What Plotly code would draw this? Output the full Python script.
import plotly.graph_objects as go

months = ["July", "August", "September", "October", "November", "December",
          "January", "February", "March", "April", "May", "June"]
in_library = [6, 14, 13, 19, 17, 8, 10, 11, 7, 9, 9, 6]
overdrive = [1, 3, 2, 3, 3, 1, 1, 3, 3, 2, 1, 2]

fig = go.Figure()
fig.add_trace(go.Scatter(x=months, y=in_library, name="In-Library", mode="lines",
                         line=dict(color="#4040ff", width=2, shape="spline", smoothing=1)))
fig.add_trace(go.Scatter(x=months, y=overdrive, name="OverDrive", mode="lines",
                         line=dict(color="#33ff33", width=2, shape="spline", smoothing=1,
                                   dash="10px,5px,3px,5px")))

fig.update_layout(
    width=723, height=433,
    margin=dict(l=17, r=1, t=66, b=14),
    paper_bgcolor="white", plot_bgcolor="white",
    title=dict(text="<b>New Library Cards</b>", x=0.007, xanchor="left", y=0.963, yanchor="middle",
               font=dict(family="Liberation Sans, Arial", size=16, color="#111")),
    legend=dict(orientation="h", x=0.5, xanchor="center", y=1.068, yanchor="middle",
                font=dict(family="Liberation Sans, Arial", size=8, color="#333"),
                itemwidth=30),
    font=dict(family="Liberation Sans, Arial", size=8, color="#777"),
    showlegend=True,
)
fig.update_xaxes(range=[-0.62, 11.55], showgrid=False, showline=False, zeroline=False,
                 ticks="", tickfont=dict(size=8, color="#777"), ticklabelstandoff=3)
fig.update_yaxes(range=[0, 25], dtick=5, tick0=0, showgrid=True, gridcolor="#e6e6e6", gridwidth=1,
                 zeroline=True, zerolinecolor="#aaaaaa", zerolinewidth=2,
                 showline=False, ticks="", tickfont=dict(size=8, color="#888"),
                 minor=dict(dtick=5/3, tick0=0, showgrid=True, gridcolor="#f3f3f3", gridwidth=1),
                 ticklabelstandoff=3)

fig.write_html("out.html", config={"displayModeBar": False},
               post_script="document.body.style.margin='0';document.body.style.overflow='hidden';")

+++

__DIRECTIVE__. All of the data needs to be printed once more, exactly.

__SOLUTION FOR THIS EXERCISE__.
What Plotly code would draw this? Output the full Python script.
import plotly.graph_objects as go

months = ["July", "August", "September", "October", "November", "December",
          "January", "February", "March", "April", "May", "June"]
in_library = [6, 14, 13, 19, 17, 8, 10, 11, 7, 9, 9, 6]
overdrive = [1, 3, 2, 3, 3, 1, 1, 3, 3, 2, 1, 2]

fig = go.Figure()
fig.add_trace(go.Scatter(x=months, y=in_library, name="In-Library", mode="lines",
                         line=dict(color="#4040ff", width=2, shape="spline", smoothing=1)))
fig.add_trace(go.Scatter(x=months, y=overdrive, name="OverDrive", mode="lines",
                         line=dict(color="#33ff33", width=2, shape="spline", smoothing=1,
                                   dash="10px,5px,3px,5px")))

fig.update_layout(
    width=723, height=433,
    margin=dict(l=17, r=1, t=66, b=14),
    paper_bgcolor="white", plot_bgcolor="white",
    title=dict(text="<b>New Library Cards</b>", x=0.007, xanchor="left", y=0.963, yanchor="middle",
               font=dict(family="Liberation Sans, Arial", size=16, color="#111")),
    legend=dict(orientation="h", x=0.5, xanchor="center", y=1.068, yanchor="middle",
                font=dict(family="Liberation Sans, Arial", size=8, color="#333"),
                itemwidth=30),
    font=dict(family="Liberation Sans, Arial", size=8, color="#777"),
    showlegend=True,
)
fig.update_xaxes(range=[-0.62, 11.55], showgrid=False, showline=False, zeroline=False,
                 ticks="", tickfont=dict(size=8, color="#777"), ticklabelstandoff=3)
fig.update_yaxes(range=[0, 25], dtick=5, tick0=0, showgrid=True, gridcolor="#e6e6e6", gridwidth=1,
                 zeroline=True, zerolinecolor="#aaaaaa", zerolinewidth=2,
                 showline=False, ticks="", tickfont=dict(size=8, color="#888"),
                 minor=dict(dtick=5/3, tick0=0, showgrid=True, gridcolor="#f3f3f3", gridwidth=1),
                 ticklabelstandoff=3)

fig.write_html("out.html", config={"displayModeBar": False},
               post_script="document.body.style.margin='0';document.body.style.overflow='hidden';")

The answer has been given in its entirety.